In his Monday morning Post education column, Jay Mathews relates the story of a disagreement between a teacher and his principal over the issue of student cheating.
The teacher, an instructor of AP US History in DC, during his evaluation conference explained the steps he took to discourage copying during tests, which included creating multiple versions of the exam and printing the pages in a smaller font.
His principal was not especially impressed.
“You are creating an expectation that students will cheat,” Martel [the teacher] recalls Cahall [the principal] saying. “By creating that expectation, they will rise to your expectation.”
When I asked Cahall about it, he did not deny that he said it. His intention, he said, was not to prohibit Martel’s methods but to urge him to consider another perspective.

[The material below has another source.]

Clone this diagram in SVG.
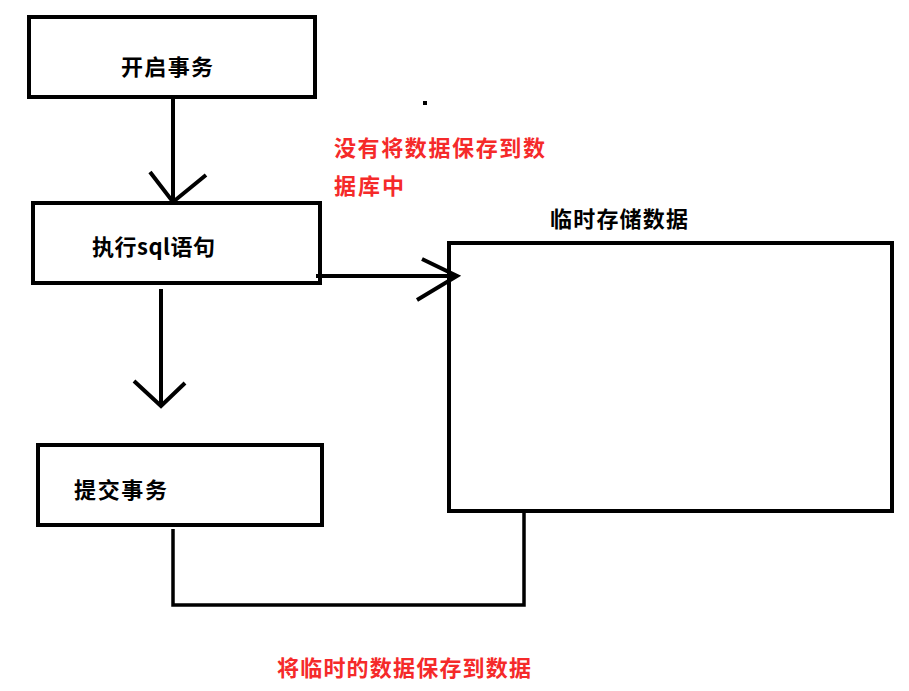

“I am not opposed to multiple versions of a test or quiz; it is standard operating procedure for every type of testing program,” the principal said in an e-mail to me. “Instead, I would prefer that teachers use more rigorous assessments when possible, that require written responses and higher levels of thinking. In addition to being more challenging and requiring a sophisticated skill set, these types of assessments are also more difficult for students to copy.”
Mathews sides with the teacher in the dispute since “questioning a teacher’s approach to cheating may be going too far”.
Especially when dealing with an AP classroom, since, of course, that program is the golden salvation of high school education.
However, in this case the principal makes the better point.
We should be asking more of students than just copying back material they’ve been given or making rudimentary connections between the facts, stuff that’s easy to rip off without detection since it doesn’t ask for any value-add from the individual.
In the larger context, we should consider that if a test, or any other assignment, is easy to cheat on, it’s likely a poor or invalid assessment of their learning.